──────── Supplied entries ────────
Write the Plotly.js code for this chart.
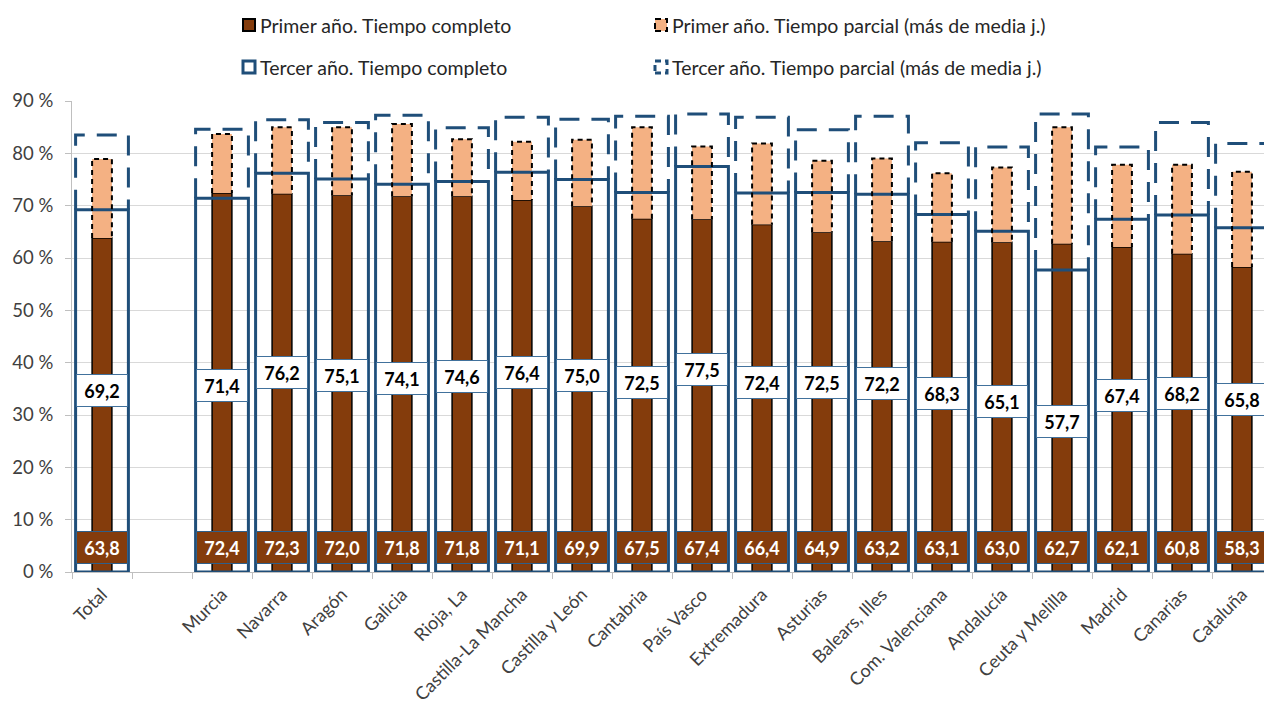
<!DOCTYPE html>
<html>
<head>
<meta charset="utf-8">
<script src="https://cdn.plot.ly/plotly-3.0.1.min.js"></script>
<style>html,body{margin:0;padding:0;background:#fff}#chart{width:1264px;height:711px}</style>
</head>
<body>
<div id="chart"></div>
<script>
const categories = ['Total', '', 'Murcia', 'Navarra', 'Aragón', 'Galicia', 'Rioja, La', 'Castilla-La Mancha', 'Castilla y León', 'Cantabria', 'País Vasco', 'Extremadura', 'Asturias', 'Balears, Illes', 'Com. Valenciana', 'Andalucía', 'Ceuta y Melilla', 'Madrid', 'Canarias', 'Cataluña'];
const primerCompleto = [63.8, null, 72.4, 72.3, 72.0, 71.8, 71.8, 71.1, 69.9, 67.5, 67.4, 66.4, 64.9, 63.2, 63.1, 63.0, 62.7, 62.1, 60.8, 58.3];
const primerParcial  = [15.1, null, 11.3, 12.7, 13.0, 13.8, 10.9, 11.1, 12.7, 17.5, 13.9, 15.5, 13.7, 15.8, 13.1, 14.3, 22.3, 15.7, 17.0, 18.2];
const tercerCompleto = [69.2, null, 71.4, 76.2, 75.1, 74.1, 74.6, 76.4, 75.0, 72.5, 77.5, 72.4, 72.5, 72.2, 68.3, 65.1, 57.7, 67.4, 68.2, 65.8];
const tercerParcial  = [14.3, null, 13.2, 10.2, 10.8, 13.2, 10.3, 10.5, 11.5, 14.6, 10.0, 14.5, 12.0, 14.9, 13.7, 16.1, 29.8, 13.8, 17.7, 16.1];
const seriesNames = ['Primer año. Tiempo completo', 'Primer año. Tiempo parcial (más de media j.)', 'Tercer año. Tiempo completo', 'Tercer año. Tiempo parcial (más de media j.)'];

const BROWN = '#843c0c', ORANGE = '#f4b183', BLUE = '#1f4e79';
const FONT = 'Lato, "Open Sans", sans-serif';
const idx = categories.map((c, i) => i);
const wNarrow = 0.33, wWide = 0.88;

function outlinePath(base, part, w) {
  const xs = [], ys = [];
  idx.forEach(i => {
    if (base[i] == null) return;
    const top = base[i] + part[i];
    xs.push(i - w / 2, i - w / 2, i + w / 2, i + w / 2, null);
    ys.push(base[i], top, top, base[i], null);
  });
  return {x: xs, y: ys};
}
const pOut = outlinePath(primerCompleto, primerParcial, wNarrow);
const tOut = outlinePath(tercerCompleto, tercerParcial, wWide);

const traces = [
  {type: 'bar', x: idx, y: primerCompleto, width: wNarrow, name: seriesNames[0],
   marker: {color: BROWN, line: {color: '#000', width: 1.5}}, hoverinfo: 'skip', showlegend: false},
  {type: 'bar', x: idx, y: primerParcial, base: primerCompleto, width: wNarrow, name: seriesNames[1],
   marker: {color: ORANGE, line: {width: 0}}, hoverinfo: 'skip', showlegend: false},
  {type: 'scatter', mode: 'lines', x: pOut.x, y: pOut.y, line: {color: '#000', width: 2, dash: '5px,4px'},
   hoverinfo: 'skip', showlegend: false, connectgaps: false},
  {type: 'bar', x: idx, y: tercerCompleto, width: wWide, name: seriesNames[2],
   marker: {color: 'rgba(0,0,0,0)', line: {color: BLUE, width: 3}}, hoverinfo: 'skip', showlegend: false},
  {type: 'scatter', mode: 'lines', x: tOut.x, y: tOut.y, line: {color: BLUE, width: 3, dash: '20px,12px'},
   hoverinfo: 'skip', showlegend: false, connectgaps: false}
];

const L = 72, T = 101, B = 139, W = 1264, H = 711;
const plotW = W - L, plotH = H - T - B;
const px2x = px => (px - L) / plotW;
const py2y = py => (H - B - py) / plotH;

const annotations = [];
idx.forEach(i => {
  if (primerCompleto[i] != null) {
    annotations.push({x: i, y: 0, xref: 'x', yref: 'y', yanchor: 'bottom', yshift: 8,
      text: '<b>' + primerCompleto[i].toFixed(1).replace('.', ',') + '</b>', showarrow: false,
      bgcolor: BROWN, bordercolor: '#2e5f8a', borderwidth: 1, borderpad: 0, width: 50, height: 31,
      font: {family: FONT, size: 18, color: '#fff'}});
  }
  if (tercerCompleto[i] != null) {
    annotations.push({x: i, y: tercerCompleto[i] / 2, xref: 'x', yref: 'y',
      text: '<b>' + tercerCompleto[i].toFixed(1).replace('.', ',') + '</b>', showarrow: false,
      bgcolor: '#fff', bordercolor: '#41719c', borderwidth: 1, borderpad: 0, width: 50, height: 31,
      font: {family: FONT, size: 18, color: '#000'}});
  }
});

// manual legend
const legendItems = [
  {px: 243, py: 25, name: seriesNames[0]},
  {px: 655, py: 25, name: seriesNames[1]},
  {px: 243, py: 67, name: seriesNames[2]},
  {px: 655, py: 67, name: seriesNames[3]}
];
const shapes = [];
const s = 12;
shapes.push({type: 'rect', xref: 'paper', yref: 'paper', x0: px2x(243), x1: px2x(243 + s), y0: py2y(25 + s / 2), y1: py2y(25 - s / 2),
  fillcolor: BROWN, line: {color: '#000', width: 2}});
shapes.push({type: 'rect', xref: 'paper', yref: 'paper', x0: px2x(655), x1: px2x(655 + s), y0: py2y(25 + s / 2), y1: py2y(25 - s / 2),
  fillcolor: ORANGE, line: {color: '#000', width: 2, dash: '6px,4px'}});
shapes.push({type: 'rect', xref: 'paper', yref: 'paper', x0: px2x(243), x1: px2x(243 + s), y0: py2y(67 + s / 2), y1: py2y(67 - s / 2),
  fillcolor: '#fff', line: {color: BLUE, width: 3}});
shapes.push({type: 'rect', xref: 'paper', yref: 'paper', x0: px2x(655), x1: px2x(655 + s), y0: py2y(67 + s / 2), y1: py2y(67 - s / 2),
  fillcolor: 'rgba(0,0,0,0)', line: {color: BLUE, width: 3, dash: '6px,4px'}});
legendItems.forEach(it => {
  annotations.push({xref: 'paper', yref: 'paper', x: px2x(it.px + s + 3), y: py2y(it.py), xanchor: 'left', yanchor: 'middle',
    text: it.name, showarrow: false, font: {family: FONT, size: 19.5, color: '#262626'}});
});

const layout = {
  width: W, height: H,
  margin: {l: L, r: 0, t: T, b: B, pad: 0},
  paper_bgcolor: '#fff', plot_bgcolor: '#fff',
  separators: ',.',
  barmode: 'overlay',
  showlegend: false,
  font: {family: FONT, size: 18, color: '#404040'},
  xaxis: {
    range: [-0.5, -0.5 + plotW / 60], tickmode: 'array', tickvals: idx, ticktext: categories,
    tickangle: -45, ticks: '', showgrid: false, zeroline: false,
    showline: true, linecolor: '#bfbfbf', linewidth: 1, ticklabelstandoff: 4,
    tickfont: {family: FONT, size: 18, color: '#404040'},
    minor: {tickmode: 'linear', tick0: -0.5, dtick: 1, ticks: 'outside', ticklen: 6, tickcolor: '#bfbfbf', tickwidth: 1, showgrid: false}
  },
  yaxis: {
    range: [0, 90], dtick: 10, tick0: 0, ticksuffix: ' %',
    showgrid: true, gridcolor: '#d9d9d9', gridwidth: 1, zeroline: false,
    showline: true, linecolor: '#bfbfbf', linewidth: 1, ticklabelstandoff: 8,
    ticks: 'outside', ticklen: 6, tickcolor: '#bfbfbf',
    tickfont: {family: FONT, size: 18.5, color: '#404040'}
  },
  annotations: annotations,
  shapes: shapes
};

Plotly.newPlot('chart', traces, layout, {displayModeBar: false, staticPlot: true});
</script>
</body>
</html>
────────
──────── Supplied entries ────────
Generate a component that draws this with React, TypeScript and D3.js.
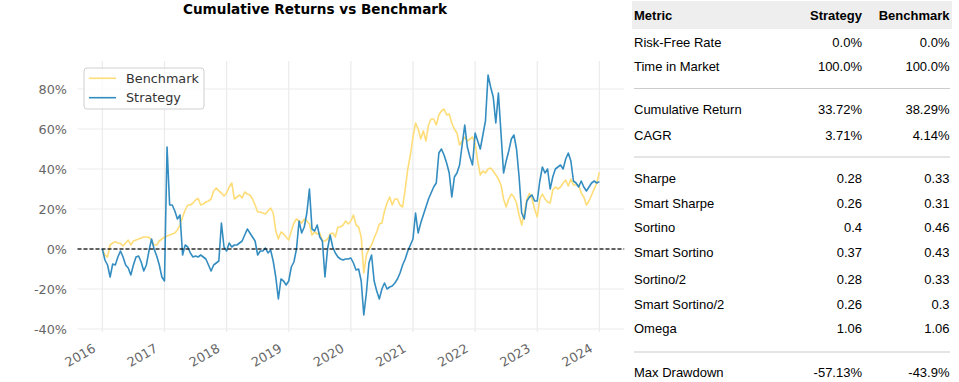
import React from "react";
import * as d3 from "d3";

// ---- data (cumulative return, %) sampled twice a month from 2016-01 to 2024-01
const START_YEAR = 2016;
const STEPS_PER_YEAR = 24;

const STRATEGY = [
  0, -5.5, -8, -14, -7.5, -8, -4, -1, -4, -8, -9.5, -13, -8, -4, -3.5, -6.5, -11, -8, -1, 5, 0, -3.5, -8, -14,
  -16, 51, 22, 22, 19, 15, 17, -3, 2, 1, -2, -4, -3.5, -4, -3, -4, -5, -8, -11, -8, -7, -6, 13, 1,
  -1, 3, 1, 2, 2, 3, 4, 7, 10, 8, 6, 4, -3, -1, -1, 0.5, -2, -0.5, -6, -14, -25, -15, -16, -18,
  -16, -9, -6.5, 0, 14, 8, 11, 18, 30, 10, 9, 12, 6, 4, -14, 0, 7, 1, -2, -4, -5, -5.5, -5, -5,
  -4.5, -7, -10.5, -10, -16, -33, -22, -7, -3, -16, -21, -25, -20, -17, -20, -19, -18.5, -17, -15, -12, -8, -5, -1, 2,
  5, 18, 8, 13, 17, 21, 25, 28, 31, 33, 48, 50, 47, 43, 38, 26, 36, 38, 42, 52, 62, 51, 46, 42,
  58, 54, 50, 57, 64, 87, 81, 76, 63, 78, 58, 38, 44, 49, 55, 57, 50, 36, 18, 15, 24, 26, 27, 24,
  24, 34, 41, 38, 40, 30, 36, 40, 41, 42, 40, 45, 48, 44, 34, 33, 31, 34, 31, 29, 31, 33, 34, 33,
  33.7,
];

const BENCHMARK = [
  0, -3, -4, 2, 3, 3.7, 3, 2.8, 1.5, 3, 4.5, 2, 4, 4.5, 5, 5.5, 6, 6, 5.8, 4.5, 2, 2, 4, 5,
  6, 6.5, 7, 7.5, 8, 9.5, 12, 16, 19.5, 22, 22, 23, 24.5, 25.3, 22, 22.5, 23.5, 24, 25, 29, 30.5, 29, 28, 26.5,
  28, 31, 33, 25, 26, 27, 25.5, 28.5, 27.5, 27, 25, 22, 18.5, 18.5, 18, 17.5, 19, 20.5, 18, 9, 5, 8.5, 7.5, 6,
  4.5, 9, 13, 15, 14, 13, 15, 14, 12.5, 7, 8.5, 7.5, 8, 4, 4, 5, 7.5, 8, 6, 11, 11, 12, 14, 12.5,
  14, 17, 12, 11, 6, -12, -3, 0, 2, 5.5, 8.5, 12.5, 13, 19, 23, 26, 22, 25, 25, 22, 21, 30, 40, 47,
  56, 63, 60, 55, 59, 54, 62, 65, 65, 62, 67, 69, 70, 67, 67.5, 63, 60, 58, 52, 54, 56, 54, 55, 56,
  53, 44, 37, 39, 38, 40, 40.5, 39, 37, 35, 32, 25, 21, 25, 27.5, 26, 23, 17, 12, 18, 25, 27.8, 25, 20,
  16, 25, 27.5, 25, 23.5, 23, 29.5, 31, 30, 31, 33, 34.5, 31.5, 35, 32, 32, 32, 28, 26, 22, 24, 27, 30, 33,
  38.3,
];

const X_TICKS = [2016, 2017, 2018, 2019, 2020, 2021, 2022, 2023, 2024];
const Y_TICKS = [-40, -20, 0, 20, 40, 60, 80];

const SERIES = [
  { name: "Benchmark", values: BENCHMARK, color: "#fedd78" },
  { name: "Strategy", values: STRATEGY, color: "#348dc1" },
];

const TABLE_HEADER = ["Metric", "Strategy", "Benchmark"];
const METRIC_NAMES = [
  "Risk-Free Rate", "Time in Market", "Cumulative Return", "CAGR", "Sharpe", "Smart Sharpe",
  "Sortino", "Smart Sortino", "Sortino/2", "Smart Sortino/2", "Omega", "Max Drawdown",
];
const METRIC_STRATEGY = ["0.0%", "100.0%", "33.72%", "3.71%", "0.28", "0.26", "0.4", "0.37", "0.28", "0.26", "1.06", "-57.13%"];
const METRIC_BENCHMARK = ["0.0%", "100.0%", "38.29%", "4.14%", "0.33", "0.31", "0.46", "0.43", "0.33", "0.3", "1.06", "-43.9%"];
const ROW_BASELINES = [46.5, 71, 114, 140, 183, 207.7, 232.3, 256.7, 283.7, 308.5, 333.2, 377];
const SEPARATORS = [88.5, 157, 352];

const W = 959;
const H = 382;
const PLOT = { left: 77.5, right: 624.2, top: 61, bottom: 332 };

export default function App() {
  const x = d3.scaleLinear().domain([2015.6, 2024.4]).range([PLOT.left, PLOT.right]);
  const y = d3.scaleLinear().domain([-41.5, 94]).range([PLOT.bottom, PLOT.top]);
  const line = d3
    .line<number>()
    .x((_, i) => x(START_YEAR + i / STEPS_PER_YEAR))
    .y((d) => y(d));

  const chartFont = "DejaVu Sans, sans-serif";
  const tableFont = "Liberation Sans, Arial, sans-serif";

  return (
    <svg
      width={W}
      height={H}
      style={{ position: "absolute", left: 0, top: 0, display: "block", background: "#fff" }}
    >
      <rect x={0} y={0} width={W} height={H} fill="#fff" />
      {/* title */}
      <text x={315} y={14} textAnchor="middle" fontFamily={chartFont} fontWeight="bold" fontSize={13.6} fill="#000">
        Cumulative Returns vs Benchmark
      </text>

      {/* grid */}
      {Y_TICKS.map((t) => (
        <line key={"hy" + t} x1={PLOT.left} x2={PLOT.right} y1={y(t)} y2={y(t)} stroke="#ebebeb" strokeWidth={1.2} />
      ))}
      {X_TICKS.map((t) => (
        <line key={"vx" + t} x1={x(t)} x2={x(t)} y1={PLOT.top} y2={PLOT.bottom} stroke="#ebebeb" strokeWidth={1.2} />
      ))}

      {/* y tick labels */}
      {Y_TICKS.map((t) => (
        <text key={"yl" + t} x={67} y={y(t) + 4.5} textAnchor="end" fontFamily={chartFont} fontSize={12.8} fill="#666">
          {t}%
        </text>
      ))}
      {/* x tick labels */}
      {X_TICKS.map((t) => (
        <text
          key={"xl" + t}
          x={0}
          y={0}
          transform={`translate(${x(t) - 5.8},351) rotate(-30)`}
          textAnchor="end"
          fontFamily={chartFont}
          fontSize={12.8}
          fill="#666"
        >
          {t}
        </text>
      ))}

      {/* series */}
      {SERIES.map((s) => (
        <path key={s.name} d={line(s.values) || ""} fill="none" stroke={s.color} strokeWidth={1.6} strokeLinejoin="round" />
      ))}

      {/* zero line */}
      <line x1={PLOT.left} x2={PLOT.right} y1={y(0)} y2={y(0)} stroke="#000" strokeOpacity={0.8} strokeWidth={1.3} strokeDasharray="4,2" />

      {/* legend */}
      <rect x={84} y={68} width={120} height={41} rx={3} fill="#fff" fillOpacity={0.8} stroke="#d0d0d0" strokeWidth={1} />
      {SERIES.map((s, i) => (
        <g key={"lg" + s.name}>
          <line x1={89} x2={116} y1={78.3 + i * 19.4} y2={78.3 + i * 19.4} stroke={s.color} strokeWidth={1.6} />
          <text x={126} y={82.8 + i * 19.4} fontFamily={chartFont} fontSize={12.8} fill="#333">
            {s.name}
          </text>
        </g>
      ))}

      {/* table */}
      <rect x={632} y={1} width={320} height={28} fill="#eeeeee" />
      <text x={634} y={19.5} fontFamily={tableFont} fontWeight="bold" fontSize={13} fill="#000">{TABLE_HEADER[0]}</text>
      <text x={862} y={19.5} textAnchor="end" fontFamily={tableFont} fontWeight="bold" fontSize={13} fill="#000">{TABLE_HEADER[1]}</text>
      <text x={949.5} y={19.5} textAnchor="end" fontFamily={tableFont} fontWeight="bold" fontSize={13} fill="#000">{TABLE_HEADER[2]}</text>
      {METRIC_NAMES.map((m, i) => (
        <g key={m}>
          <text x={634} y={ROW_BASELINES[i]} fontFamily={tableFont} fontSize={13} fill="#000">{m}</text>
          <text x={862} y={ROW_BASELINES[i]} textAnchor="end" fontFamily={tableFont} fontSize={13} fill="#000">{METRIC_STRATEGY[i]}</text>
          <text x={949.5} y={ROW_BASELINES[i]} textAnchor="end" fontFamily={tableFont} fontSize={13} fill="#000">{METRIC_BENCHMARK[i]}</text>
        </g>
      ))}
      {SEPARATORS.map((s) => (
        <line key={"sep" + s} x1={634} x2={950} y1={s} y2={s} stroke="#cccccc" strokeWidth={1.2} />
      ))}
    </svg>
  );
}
────────
──────── Supplied entries ────────
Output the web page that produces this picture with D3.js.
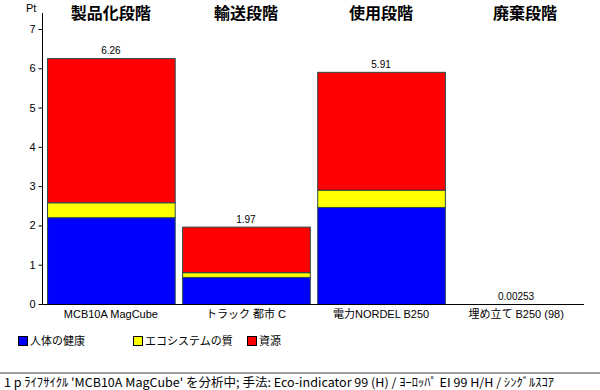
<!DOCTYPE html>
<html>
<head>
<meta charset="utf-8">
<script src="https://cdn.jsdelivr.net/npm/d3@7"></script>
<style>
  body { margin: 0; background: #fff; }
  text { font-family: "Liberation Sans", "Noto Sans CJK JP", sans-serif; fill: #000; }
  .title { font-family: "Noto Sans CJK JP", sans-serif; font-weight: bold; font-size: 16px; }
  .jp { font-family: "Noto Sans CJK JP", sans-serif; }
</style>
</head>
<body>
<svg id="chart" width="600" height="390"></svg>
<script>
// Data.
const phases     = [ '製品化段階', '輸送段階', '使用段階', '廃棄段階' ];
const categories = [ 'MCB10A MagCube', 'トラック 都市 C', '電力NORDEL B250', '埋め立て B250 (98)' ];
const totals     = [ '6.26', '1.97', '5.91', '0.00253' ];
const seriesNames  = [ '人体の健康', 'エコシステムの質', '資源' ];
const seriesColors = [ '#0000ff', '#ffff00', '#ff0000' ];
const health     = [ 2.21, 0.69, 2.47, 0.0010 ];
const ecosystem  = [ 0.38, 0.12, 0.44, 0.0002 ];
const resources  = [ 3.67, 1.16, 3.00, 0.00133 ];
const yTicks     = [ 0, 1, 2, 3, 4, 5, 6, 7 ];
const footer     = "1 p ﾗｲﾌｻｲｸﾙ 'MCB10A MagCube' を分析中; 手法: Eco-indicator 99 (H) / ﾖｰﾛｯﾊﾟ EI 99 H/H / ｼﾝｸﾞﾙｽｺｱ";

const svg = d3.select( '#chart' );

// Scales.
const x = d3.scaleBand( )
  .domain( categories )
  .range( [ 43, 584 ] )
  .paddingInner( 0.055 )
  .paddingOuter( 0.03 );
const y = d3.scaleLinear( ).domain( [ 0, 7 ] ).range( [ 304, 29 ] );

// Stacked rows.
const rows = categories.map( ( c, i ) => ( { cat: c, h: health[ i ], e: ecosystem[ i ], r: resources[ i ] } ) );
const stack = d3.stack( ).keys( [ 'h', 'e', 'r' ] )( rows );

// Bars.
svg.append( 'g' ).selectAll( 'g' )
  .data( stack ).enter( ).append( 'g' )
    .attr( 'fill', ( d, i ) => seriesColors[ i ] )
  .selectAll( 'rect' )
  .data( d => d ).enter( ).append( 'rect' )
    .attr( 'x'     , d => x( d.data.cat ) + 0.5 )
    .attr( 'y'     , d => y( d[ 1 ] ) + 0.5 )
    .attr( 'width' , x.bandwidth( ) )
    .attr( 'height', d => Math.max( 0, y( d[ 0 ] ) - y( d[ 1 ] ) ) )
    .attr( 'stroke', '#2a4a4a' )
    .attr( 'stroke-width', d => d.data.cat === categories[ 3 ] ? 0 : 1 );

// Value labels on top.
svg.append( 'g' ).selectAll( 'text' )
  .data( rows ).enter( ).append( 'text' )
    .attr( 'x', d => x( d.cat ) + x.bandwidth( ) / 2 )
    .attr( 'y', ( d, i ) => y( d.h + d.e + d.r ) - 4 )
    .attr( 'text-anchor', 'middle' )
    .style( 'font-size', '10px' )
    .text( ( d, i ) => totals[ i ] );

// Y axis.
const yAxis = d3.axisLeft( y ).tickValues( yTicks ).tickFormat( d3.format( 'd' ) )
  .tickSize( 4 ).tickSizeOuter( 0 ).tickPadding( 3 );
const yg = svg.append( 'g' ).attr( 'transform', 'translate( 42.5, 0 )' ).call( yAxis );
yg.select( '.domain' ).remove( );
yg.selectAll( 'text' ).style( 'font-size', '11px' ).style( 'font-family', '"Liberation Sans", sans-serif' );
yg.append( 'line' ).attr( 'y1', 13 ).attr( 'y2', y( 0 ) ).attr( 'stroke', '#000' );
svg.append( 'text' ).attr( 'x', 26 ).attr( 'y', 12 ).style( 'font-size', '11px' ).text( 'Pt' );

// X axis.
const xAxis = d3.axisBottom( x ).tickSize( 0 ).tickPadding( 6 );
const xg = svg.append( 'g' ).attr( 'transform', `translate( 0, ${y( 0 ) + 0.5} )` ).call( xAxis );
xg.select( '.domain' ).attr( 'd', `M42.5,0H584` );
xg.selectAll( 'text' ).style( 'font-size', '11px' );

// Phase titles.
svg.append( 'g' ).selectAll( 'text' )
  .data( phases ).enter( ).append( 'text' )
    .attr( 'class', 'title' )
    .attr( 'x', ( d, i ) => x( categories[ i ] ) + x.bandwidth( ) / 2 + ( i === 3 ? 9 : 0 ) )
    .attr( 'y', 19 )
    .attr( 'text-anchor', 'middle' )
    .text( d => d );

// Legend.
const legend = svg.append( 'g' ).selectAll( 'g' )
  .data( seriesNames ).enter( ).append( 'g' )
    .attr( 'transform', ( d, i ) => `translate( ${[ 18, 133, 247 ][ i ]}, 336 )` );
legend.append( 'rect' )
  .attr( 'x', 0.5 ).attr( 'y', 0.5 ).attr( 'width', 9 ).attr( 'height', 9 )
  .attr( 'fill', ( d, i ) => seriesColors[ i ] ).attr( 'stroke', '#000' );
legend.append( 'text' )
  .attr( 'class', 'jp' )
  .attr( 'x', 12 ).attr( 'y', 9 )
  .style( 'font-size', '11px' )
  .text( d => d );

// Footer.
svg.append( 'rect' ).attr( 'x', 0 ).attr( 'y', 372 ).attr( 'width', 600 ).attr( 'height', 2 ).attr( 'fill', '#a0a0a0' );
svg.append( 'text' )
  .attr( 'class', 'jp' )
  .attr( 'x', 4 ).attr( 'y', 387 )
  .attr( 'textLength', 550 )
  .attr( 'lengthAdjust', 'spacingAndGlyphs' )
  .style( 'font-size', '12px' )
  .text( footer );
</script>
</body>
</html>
────────
= What needs to be done =
From the entries above, copy exactly the lines starting at the one with "Output the web" and stopping at the one with "const stack = d3.stack( ).keys( [ 'h', 'e', 'r'", keeping both ends. Drop the pictures.

= Complete response =
Output the web page that produces this picture with D3.js.
<!DOCTYPE html>
<html>
<head>
<meta charset="utf-8">
<script src="https://cdn.jsdelivr.net/npm/d3@7"></script>
<style>
  body { margin: 0; background: #fff; }
  text { font-family: "Liberation Sans", "Noto Sans CJK JP", sans-serif; fill: #000; }
  .title { font-family: "Noto Sans CJK JP", sans-serif; font-weight: bold; font-size: 16px; }
  .jp { font-family: "Noto Sans CJK JP", sans-serif; }
</style>
</head>
<body>
<svg id="chart" width="600" height="390"></svg>
<script>
// Data.
const phases     = [ '製品化段階', '輸送段階', '使用段階', '廃棄段階' ];
const categories = [ 'MCB10A MagCube', 'トラック 都市 C', '電力NORDEL B250', '埋め立て B250 (98)' ];
const totals     = [ '6.26', '1.97', '5.91', '0.00253' ];
const seriesNames  = [ '人体の健康', 'エコシステムの質', '資源' ];
const seriesColors = [ '#0000ff', '#ffff00', '#ff0000' ];
const health     = [ 2.21, 0.69, 2.47, 0.0010 ];
const ecosystem  = [ 0.38, 0.12, 0.44, 0.0002 ];
const resources  = [ 3.67, 1.16, 3.00, 0.00133 ];
const yTicks     = [ 0, 1, 2, 3, 4, 5, 6, 7 ];
const footer     = "1 p ﾗｲﾌｻｲｸﾙ 'MCB10A MagCube' を分析中; 手法: Eco-indicator 99 (H) / ﾖｰﾛｯﾊﾟ EI 99 H/H / ｼﾝｸﾞﾙｽｺｱ";

const svg = d3.select( '#chart' );

// Scales.
const x = d3.scaleBand( )
  .domain( categories )
  .range( [ 43, 584 ] )
  .paddingInner( 0.055 )
  .paddingOuter( 0.03 );
const y = d3.scaleLinear( ).domain( [ 0, 7 ] ).range( [ 304, 29 ] );

// Stacked rows.
const rows = categories.map( ( c, i ) => ( { cat: c, h: health[ i ], e: ecosystem[ i ], r: resources[ i ] } ) );
const stack = d3.stack( ).keys( [ 'h', 'e', 'r' ] )( rows );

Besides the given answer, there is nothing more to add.